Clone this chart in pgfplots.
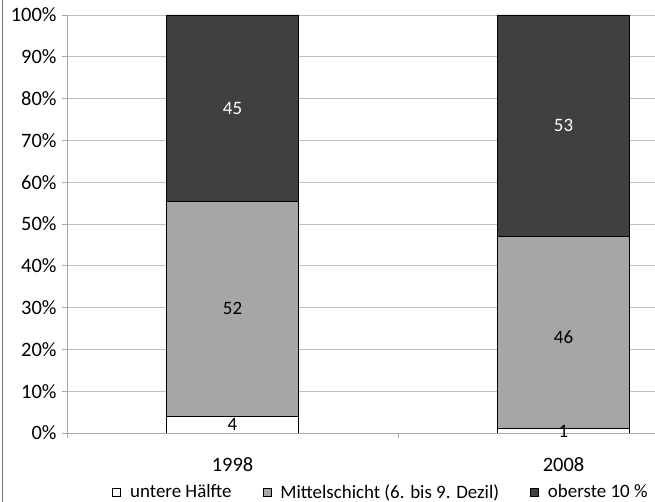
\documentclass[border=0pt]{standalone}
\usepackage{pgfplots}
\pgfplotsset{compat=1.18}
\usepackage{fontspec}
\setmainfont{Carlito}
\definecolor{midgray}{HTML}{A6A6A6}
\definecolor{topgray}{HTML}{404040}
\definecolor{gridgray}{HTML}{BEBEBE}
\definecolor{axisgray}{HTML}{A8A8A8}
\definecolor{framegray}{HTML}{707070}
\pgfplotsset{
  common/.style={
    scale only axis,
    at={(67bp,69bp)}, anchor=south west,
    width=595.8bp, height=418bp,
    xmin=-0.5, xmax=1.3,
    ymin=0, ymax=100,
  }
}
\begin{document}
\begin{tikzpicture}[x=1bp,y=1bp]
\path[use as bounding box] (0,0) rectangle (655,502);
\begin{scope}
\clip (0,0) rectangle (655,502);
\draw[framegray, line width=1bp] (2.5,0) -- (2.5,502);
\begin{axis}[
  common,
  ybar stacked,
  bar width=132bp,
  axis x line*=bottom,
  axis y line*=left,
  axis line style={draw=axisgray, line width=0.8bp},
  ymajorgrids,
  grid style={draw=gridgray, line width=0.8bp},
  ytick={0,10,...,100},
  yticklabel={\pgfmathprintnumber{\tick}\%},
  /pgf/number format/assume math mode=true,
  tick align=outside,
  major tick length=5bp,
  tick style={draw=axisgray, line width=0.8bp},
  yticklabel style={font=\fontsize{20.5}{24}\selectfont, xshift=-2bp},
  xtick={-0.5,0.5,1.5},
  xticklabels={},
  extra x ticks={0,1},
  extra x tick labels={1998,2008},
  extra x tick style={major tick length=0pt, grid=none,
    xticklabel style={font=\fontsize{20.5}{24}\selectfont, yshift=-21bp}},
  legend columns=3,
  legend style={draw=none, fill=none, at={(axis description cs:0.527,-0.141)}, anchor=center,
    font=\fontsize{19}{22}\selectfont,
    /tikz/every even column/.append style={column sep=29bp}},
  legend image code/.code={\draw[#1] (0bp,-4bp) rectangle (8bp,4bp); \path (15bp,0bp);},
]
\addplot[fill=white, draw=black, line width=0.8bp] coordinates {(0,3.96) (1,1)};
\addplot[fill=midgray, draw=black, line width=0.8bp] coordinates {(0,51.49) (1,46)};
\addplot[fill=topgray, draw=black, line width=0.8bp] coordinates {(0,44.55) (1,53)};
\legend{untere Hälfte, Mittelschicht (6. bis 9. Dezil), oberste 10 \%}
\end{axis}
\begin{axis}[common, hide axis]
\addplot[only marks, mark=none, point meta=explicit symbolic,
  nodes near coords, nodes near coords style={anchor=center, font=\fontsize{19}{22}\selectfont, text=black}]
  table[meta=label] {
x y label
0 1.98 4
1 0.45 1
0 29.7 52
1 23.0 46
};
\addplot[only marks, mark=none, point meta=explicit symbolic,
  nodes near coords, nodes near coords style={anchor=center, font=\fontsize{19}{22}\selectfont, text=white}]
  table[meta=label] {
x y label
0 77.7 45
1 73.5 53
};
\end{axis}
\end{scope}
\end{tikzpicture}
\end{document}
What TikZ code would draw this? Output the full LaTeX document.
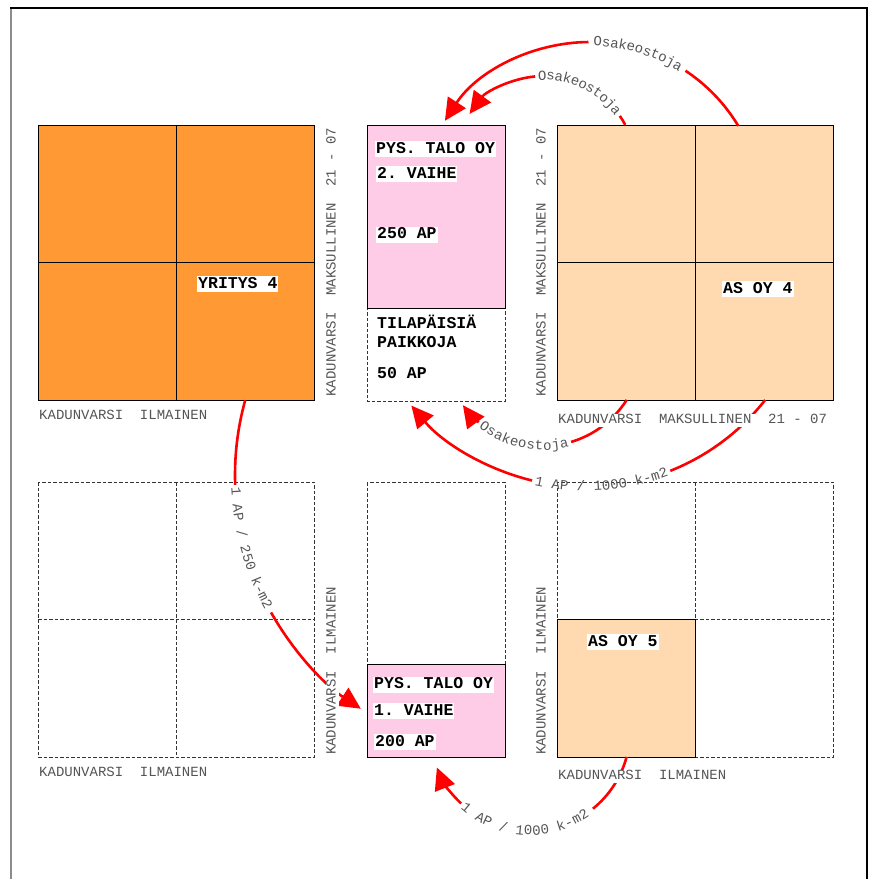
\documentclass[tikz,border=0pt]{standalone}
\usepackage{fontspec}
\setmonofont{Liberation Mono}
\usetikzlibrary{arrows.meta,decorations.text}
\definecolor{orng}{HTML}{FF9933}
\definecolor{peach}{HTML}{FFDAB0}
\definecolor{pinkc}{HTML}{FFCCE8}
\definecolor{labgray}{HTML}{555555}
\newcommand{\lblfont}{\fontsize{16.5}{18}\selectfont\ttfamily\bfseries}
\newcommand{\grayfont}{\fontsize{14}{16}\selectfont\ttfamily}
\begin{document}
\begin{tikzpicture}[x=1pt,y=1pt,
  grid/.style={draw=black!80, dash pattern=on 3.5pt off 2pt, line width=0.7pt},
  cell/.style={draw=black, line width=0.8pt},
  blbl/.style={font=\lblfont, fill=white, inner xsep=1pt, inner ysep=1pt, text height=11pt, text depth=3pt, anchor=west},
  plain/.style={font=\lblfont, inner xsep=1pt, inner ysep=1pt, text height=11pt, text depth=3pt, anchor=west},
  glbl/.style={font=\grayfont, text=labgray, fill=white, inner sep=1pt, text height=9pt, text depth=2pt},
  redline/.style={draw=red, line width=2.6pt},
  redarr/.style={draw=red, line width=2.6pt, -{Triangle[length=22pt,width=21pt]}},
  arctext/.style={decorate, decoration={text along path, text align=center, raise=-4pt, text color=labgray}}
]
\useasboundingbox (0,0) rectangle (875,-879);
% frame
\draw[black!45, line width=2pt] (11,-8) -- (11,-890);
\draw[black, line width=1.2pt] (10,-8) -- (867,-8) -- (867,-890);

% top-left block
\fill[orng] (38,-125) rectangle (314,-400);
\draw[cell] (38,-125) rectangle (314,-400);
\draw[cell] (176,-125) -- (176,-400);
\draw[cell] (38,-262) -- (314,-262);
% top-middle block
\fill[pinkc] (367,-125) rectangle (505,-308);
\draw[grid] (367,-125) rectangle (505,-401);
\draw[cell] (367,-125) rectangle (505,-308);
% top-right block
\fill[peach] (557,-125) rectangle (833,-400);
\draw[cell] (557,-125) rectangle (833,-400);
\draw[cell] (695,-125) -- (695,-400);
\draw[cell] (557,-262) -- (833,-262);
% bottom-left block
\draw[grid] (38,-482) rectangle (314,-757);
\draw[grid] (176,-482) -- (176,-757);
\draw[grid] (38,-619) -- (314,-619);
% bottom-middle block
\fill[pinkc] (367,-664) rectangle (505,-757);
\draw[grid] (367,-482) rectangle (505,-757);
\draw[cell] (367,-664) rectangle (505,-757);
% bottom-right block
\fill[peach] (557,-619) rectangle (695,-757);
\draw[grid] (557,-482) rectangle (833,-757);
\draw[grid] (695,-482) -- (695,-757);
\draw[grid] (557,-619) -- (833,-619);
\draw[cell] (557,-619) rectangle (695,-757);

% arc centres
\coordinate (c1) at (590,-215);
\coordinate (c2) at (544,-168);
\coordinate (c3) at (543,-347);
\coordinate (c4) at (586,-259);
\coordinate (c5) at (515,-475);
\coordinate (c6) at (530,-731);

% arc 1 (outer top)
\draw[redline] (c1) ++(31:173) arc[start angle=31,end angle=56.5,radius=173];
\path[arctext, decoration={text={|\grayfont|Osakeostoja}}] (c1) ++(92:173) arc[start angle=92,end angle=55,radius=173];
\draw[redarr] (c1) ++(90.5:173) arc[start angle=90.5,end angle=147,radius=173];
% arc 2 (inner top)
\draw[redline] (c2) ++(28:92) arc[start angle=28,end angle=34.5,radius=92];
\path[arctext, decoration={text={|\grayfont|Osakeostoja}}] (c2) ++(100:92) arc[start angle=100,end angle=30,radius=92];
\draw[redarr] (c2) ++(95.5:92) arc[start angle=95.5,end angle=144,radius=92];
% arc 3 (lower Osakeostoja)
\draw[redline] (c3) ++(-32.3:99) arc[start angle=-32.3,end angle=-73.5,radius=99];
\path[arctext, decoration={text={|\grayfont|Osakeostoja}}] (c3) ++(-135:99) arc[start angle=-135,end angle=-69,radius=99];
\draw[redarr] (c3) ++(-130.5:99) arc[start angle=-130.5,end angle=-144,radius=99];
% arc 4 (1 AP / 1000 k-m2, upper)
\draw[redline] (c4) ++(-38.2:228) arc[start angle=-38.2,end angle=-68.3,radius=228];
\path[arctext, decoration={text={|\grayfont|1 AP / 1000 k-m2}}] (c4) ++(-110:228) arc[start angle=-110,end angle=-62,radius=228];
\draw[redarr] (c4) ++(-103.7:228) arc[start angle=-103.7,end angle=-140,radius=228];
% arc 5 (1 AP / 250 k-m2)
\draw[redline] (c5) ++(164.5:280) arc[start angle=164.5,end angle=182,radius=280];
\path[arctext, decoration={text={|\grayfont|1 AP / 250 k-m2}}] (c5) ++(178:280) arc[start angle=178,end angle=213,radius=280];
\draw[redarr] (c5) ++(209.4:280) arc[start angle=209.4,end angle=236.6,radius=280];
% arc 6 (bottom)
\draw[redline] (c6) ++(-15:100) arc[start angle=-15,end angle=-51,radius=100];
\path[arctext, decoration={text={|\grayfont|1 AP / 1000 k-m2}}] (c6) ++(-140:100) arc[start angle=-140,end angle=-47,radius=100];
\draw[redarr] (c6) ++(-133.5:100) arc[start angle=-133.5,end angle=-158.6,radius=100];

% gray street labels
\node[glbl, anchor=west] (g1) at (38,-416) {KADUNVARSI~~ILMAINEN};
\node[glbl, anchor=west] (g2) at (557,-420) {KADUNVARSI~~MAKSULLINEN~~21 - 07};
\node[glbl, anchor=west] (g3) at (38,-773) {KADUNVARSI~~ILMAINEN};
\node[glbl, anchor=west] (g4) at (557,-776) {KADUNVARSI~~ILMAINEN};
\node[glbl, rotate=90] (g5) at (332,-262) {KADUNVARSI~~MAKSULLINEN~~21 - 07};
\node[glbl, rotate=90] (g6) at (542,-262) {KADUNVARSI~~MAKSULLINEN~~21 - 07};
\node[glbl, rotate=90, anchor=west] (g7) at (332,-756) {KADUNVARSI~~ILMAINEN};
\node[glbl, rotate=90, anchor=west] (g8) at (542,-756) {KADUNVARSI~~ILMAINEN};

% block labels
\node[blbl] (yr) at (197,-284) {YRITYS 4};
\node[blbl] (as4) at (722,-289) {AS OY 4};
\node[blbl] (as5) at (587,-642) {AS OY 5};
\node[blbl] (p2a) at (375,-149) {PYS. TALO OY};
\node[blbl] (p2b) at (376,-174) {2. VAIHE};
\node[blbl] (p2c) at (376,-234.5) {250 AP};
\node[plain] (t1) at (376,-324) {TILAPÄISIÄ};
\node[plain] (t2) at (376,-343) {PAIKKOJA};
\node[plain] (t3) at (376,-374) {50 AP};
\node[blbl] (p1a) at (373,-684.5) {PYS. TALO OY};
\node[blbl] (p1b) at (373,-711) {1. VAIHE};
\node[blbl] (p1c) at (374,-742) {200 AP};
\end{tikzpicture}
\end{document}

======

EXERCISE GOAL
Go through the records and show every line with the string "code" in it.

SOLUTION TO THIS TASK
  legend image code/.code={\draw[#1] (0bp,-4bp) rectangle (8bp,4bp); \path (15bp,0bp);},
What TikZ code would draw this? Output the full LaTeX document.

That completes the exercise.